An Introduction to GNOME Maps


With the release of GNOME 3 came the promise of a small collection of apps that would go a long way toward making GNOME a desktop for all occasions. Apps for weather, calendar, music, photos, and maps not only promised to bring about a unified experience across the platform, they helped to offer a certain “mobilized” feel to the desktop. Considering that users across the globe are adopting mobile platforms at a rate that desktops cannot match, this was a wise move. Give the users a familiar collection apps, and they’ll feel right at home.

No app better defines that move than GNOME Maps. It’s a desktop app that does a great job of paralleling what you might find on a mobile platform. It offers an easy-to-use interface, favorites, route mapping, standard and satellite view maps, and much more. Sure, you can find all of these features (and more) in, say, Google Maps. However, you won’t find a desktop version of Google Maps for Linux. So, if you like your map apps ready at the click of an icon, GNOME 3 has what you’re looking for.

If you’ve never used GNOME Maps, you’re in for a treat. All you need is one of the latest iterations of GNOME (Maps was introduced in GNOME 3.16) and GNOME Maps will be installed by default.

Let’s get started.

The Interface

Figure 1: The Default GNOME Maps window.
To start up GNOME Maps, open up the Dash, search for Maps, and (when the Maps entry appears) click on the launcher. Maps will start up with a global view (Figure 1), ready to guide you.

The interface is quite simple. In the upper left corner, you have the location button, the map type selector, and the zoom in/out buttons. In the center top, you have the search bar. In the upper right corner, you have the favorites and the route buttons. The designers/developers have done a great job of making this app easy to navigate.

First Step

The first thing I recommend you do (to get the most out of GNOME Maps) is enable the location services. Understand, to some this could be seen as a security issue, so only enable this feature if you’re okay with your device knowing your location. However, it will make GNOME Maps easier to use.

Figure 2: Enabling location service for ease of use on GNOME Maps.
To enable the location service, click on the Location button in the top left corner. You will then be prompted to click on the Location Settings button, where you can then enable the service (Figure 2).

Once you’ve enabled the Location Service, close the settings window and return to GNOME Maps. Dismiss the location warning and you’re good to go. If you click the Location button and it responds with Unable to find location, give the service a moment to actually locate you. Try again until GNOME Maps can pinpoint your location. By default, it will open up your location by city. If you click on the Zoom In button (the + sign), you will see that the Location service does actually do a good job of finding you.

Using Maps

Let’s use GNOME Maps to locate a business. You can enter a business name in the search field and be presented with options. Say you want to find directions to the nearest Cinemark cinema. Type cinemark followed by your current city. All relative locations should appear.
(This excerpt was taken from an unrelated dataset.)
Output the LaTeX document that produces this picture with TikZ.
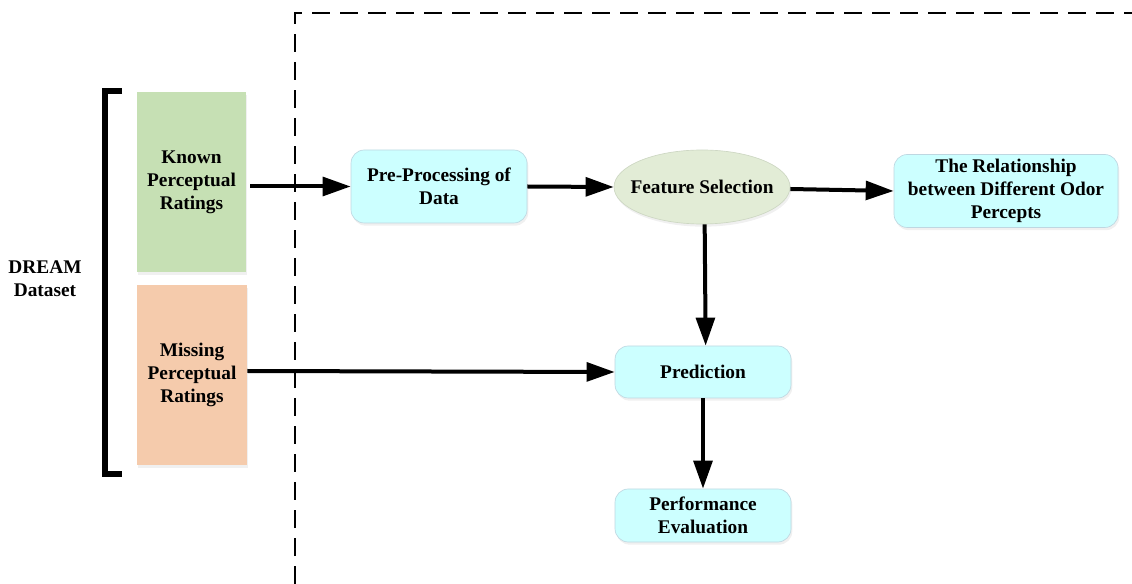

Click on the desired entry, and GNOME Maps will then zoom into that location (Figure 3).

Figure 3: Your desired location at the ready.
There are now three actions you can take:

  • Add a new route (get directions to the location)

  • Open the location in another app

  • Add the location to favorites

If you click the Add new route button, GNOME Maps will automatically give you directions to the destination from your current location. If you click to open the location in another app, you will be presented with all relevant apps (in this case, only the GNOME Weather app). You can then open that app and receive relevant information relative to the destination (Figure 4).

If you click on the Favorites button, that destination will be added to your favorites.

With every route, you can select a different travel type:

  • Car

  • Bicycle

  • Walking

Figure 4: Getting weather information about your destination.
The directions will change (as well as estimated time), according to the type of travel. To change the type of travel, simply find your destination, click the Route icon, and then click either the walking, cycling, or driving icon.


The Favorites feature should be a no-brainer for most. You click the Favorites button when you look up destinations. Once you’ve added to the Favorites, you can click the heart icon to reveal everything you’ve added (Figure 5). Click on one of the entries, and GNOME Maps will open to that destination.

To remove a location from your Favorites, here’s what you have to do:

  • Click to open the Favorites listing

  • Click on the destination to be removed

  • When the destination opens, click on the Favorites icon to remove the listing

Figure 5: Accessing your favorites from GNOME Maps.
There’s little more that can be done with Favorites.

Map Types

There are two types of maps:

  • Standard

  • Satellite view

By default, all maps will appear in Standard mode. If you want to get a satellite view of the current location, click on the map type selector and then select the bottom view from the pop-up (Figure 6).

Figure 6: Selecting the map type.
At this point, you should now see a satellite view of the current location. You can zoom in to get a better view. Do note, however, that the satellite view of GNOME Maps isn’t nearly as detailed (nor can it zoom in nearly as close) as Google Maps.

Let GNOME Do the Work

The GNOME apps are ready to go for you. Let them help you find your location, check the weather, play your music, and view your photos. Each app has come a long way since inception and are outstanding additions to the usual set of desktop tools. GNOME Maps is no exception…it’s incredibly handy and one of the easiest desktop map tools you’ll ever come across.